[Plotting code records]
════════════════════

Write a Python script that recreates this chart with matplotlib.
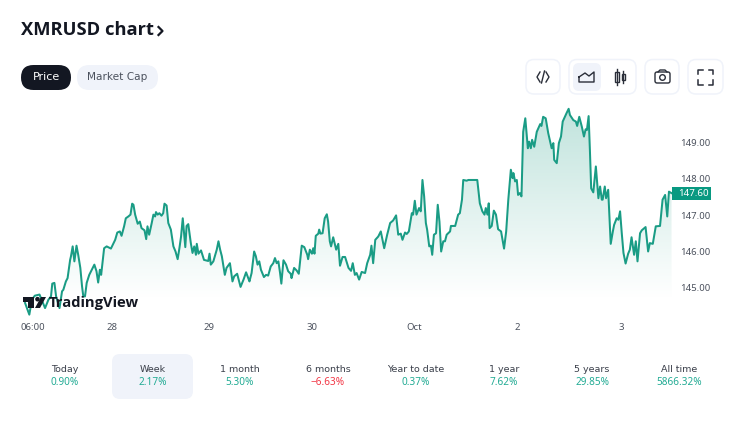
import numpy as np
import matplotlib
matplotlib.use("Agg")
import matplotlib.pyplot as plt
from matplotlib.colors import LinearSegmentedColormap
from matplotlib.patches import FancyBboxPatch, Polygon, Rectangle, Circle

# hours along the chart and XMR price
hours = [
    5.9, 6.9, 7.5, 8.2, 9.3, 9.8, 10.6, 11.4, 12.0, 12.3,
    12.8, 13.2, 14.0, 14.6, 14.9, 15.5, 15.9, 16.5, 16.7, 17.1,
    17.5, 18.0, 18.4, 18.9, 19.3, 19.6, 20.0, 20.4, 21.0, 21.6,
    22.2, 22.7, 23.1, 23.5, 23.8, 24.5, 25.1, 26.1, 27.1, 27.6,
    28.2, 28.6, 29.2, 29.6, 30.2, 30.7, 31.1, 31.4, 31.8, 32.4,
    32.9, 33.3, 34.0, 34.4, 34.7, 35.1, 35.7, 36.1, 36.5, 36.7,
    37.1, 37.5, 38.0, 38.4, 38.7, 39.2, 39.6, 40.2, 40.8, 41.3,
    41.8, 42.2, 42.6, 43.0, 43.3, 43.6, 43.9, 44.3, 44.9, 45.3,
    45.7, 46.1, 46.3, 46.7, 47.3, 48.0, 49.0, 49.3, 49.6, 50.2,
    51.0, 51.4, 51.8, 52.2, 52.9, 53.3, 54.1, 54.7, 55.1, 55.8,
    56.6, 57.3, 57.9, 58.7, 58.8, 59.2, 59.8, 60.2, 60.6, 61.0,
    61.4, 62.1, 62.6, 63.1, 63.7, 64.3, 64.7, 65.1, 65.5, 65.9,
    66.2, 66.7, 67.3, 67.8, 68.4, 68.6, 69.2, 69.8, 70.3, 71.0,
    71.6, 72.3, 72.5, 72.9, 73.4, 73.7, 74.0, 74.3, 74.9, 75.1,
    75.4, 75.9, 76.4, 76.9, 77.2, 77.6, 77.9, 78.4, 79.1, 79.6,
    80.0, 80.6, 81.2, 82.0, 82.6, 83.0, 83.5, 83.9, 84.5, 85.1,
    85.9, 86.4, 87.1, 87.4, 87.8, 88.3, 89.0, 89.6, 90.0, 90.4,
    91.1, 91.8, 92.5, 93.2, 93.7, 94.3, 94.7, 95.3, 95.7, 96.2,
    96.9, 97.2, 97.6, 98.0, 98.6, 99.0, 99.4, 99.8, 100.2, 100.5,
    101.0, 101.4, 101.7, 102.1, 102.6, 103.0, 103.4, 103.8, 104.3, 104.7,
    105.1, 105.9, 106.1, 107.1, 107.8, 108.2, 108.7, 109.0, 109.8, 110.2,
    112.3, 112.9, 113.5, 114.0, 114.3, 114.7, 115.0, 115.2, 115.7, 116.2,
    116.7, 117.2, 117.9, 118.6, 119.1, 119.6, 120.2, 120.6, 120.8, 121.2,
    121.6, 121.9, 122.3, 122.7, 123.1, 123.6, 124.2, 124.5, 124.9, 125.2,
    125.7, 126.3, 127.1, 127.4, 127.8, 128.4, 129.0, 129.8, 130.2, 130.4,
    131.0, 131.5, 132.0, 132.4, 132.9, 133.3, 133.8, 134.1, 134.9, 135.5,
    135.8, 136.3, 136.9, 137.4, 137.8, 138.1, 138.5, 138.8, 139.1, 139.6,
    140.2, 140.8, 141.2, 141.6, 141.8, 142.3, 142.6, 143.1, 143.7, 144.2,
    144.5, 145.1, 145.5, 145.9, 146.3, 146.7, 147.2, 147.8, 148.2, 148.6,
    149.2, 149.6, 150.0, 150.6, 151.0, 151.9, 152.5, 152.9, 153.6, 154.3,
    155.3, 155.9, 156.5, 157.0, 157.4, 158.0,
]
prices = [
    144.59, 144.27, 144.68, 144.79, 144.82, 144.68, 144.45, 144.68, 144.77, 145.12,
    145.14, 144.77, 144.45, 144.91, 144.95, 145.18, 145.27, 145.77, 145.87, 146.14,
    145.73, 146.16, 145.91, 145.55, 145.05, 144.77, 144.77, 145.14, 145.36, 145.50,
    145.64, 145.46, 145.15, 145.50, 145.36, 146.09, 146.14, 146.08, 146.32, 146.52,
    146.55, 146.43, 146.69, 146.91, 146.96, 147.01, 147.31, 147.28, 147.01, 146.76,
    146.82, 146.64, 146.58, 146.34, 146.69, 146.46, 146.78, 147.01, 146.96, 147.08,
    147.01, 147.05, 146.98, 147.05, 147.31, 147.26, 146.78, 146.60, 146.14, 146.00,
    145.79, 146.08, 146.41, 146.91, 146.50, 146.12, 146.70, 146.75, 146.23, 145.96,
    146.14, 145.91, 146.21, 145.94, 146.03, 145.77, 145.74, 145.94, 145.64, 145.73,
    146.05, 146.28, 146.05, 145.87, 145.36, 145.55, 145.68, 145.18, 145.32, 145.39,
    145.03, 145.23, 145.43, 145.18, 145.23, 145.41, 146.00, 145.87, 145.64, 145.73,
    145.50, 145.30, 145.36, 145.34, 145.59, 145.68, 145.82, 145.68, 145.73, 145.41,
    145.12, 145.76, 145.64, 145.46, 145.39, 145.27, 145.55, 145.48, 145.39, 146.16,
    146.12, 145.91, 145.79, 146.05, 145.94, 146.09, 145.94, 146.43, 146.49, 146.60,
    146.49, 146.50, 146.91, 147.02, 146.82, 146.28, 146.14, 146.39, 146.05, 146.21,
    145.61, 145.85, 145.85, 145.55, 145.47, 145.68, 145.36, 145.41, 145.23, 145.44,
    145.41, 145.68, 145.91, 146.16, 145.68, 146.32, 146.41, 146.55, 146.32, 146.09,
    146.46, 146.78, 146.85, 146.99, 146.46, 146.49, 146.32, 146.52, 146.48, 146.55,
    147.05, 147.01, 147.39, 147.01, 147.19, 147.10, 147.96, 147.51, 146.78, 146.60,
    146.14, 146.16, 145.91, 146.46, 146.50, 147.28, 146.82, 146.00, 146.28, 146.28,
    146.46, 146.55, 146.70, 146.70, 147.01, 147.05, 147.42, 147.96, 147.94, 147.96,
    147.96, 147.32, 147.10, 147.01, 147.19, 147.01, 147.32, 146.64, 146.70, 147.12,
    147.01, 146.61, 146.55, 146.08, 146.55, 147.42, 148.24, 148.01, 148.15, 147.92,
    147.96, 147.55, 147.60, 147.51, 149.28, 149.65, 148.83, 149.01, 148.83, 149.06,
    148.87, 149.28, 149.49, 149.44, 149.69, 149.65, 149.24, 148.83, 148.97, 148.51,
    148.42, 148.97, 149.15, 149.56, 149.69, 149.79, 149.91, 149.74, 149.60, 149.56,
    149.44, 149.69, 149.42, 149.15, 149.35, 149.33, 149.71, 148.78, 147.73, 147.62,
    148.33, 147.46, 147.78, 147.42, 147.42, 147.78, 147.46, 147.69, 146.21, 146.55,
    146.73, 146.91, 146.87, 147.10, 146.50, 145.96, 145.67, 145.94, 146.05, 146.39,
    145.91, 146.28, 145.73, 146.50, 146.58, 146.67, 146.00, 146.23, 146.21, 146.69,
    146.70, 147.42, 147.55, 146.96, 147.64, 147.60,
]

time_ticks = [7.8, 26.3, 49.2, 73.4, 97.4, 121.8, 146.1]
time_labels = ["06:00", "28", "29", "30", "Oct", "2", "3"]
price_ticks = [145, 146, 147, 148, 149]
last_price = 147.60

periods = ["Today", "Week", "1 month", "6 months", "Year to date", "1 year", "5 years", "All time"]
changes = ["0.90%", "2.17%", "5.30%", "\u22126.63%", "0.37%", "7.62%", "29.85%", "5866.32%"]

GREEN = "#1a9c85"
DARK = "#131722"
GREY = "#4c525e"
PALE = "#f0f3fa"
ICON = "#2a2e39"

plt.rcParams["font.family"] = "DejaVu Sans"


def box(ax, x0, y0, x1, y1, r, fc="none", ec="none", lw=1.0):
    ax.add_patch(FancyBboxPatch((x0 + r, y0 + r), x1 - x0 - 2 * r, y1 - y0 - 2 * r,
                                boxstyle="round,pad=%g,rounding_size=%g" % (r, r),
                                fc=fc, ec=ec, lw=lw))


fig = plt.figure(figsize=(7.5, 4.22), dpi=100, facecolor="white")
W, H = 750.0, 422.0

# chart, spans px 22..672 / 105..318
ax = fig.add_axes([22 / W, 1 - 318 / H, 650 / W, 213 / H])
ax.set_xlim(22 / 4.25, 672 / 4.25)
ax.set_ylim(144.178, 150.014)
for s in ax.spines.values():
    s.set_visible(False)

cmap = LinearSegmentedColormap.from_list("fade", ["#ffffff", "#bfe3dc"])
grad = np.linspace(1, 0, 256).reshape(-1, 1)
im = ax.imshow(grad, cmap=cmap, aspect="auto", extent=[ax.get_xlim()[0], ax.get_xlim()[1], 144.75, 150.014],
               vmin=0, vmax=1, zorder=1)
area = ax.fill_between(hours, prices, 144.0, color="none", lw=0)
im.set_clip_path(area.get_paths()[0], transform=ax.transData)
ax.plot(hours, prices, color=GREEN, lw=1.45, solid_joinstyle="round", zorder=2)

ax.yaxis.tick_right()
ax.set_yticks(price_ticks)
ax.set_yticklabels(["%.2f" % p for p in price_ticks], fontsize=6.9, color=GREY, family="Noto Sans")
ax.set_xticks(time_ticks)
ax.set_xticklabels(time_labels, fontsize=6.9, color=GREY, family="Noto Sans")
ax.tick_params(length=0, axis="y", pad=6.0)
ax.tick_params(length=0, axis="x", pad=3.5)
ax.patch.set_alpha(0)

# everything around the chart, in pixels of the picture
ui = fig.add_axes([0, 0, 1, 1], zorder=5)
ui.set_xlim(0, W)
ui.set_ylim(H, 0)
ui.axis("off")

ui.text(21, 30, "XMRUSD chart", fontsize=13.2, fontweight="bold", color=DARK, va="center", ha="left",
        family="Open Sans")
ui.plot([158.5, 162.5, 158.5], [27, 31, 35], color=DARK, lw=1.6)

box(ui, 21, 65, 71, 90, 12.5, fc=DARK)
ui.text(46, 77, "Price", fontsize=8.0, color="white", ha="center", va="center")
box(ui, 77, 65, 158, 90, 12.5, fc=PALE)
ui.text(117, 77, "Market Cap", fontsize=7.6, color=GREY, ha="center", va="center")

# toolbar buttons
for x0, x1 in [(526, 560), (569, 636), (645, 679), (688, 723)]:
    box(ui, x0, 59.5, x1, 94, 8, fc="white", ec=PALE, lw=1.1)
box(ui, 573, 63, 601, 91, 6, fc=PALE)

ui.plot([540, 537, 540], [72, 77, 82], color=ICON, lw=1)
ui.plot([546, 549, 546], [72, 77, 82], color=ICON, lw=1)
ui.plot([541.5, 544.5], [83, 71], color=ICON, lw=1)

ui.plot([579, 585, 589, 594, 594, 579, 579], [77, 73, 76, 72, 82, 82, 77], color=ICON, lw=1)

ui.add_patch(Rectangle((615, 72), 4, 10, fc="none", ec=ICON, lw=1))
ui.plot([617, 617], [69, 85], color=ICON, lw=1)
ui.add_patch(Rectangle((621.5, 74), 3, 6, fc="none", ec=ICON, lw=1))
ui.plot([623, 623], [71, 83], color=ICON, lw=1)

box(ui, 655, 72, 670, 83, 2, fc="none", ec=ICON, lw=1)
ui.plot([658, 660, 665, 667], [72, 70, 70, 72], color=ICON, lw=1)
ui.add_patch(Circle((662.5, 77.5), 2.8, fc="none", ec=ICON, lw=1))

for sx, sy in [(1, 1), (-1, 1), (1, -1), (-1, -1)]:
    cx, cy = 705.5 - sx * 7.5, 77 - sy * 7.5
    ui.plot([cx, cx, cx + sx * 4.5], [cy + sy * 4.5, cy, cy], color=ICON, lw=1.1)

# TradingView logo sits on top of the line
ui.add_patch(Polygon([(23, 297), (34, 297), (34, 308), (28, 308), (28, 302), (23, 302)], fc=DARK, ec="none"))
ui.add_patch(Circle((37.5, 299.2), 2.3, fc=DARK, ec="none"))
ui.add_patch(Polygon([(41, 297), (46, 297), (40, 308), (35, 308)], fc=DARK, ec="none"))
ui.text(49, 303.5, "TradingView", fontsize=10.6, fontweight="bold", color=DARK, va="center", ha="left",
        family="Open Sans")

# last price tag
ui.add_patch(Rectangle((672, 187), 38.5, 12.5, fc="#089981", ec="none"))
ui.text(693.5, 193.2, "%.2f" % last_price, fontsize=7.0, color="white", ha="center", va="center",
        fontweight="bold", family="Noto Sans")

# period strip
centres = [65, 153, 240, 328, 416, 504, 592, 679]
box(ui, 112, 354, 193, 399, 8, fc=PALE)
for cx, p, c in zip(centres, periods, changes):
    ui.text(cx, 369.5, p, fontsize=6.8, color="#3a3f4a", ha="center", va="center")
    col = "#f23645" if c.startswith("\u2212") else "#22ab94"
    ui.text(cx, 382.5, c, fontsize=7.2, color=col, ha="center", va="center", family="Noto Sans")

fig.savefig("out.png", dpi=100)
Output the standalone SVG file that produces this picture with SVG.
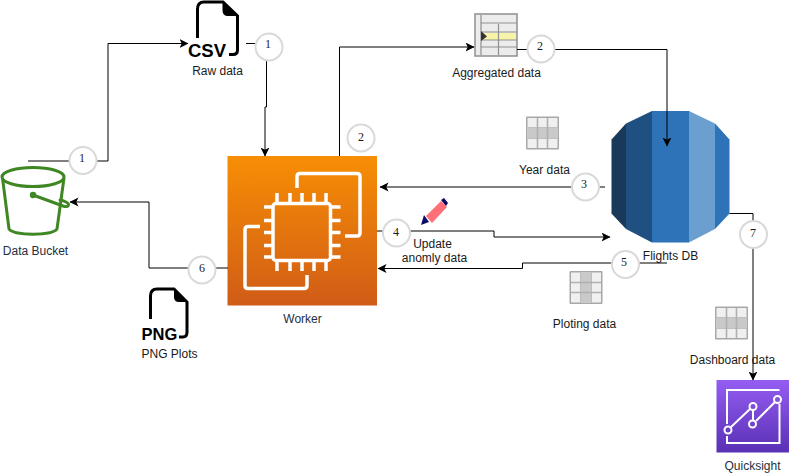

════════════════════

Exercise directions:
Copy, word for word, the entries above from the first line to the line that holds "from matplotlib.patches import". Drop the pictures.

Response to the task:
Write a Python script that recreates this chart with matplotlib.
import numpy as np
import matplotlib
matplotlib.use("Agg")
import matplotlib.pyplot as plt
from matplotlib.colors import LinearSegmentedColormap
from matplotlib.patches import FancyBboxPatch, Polygon, Rectangle, Circle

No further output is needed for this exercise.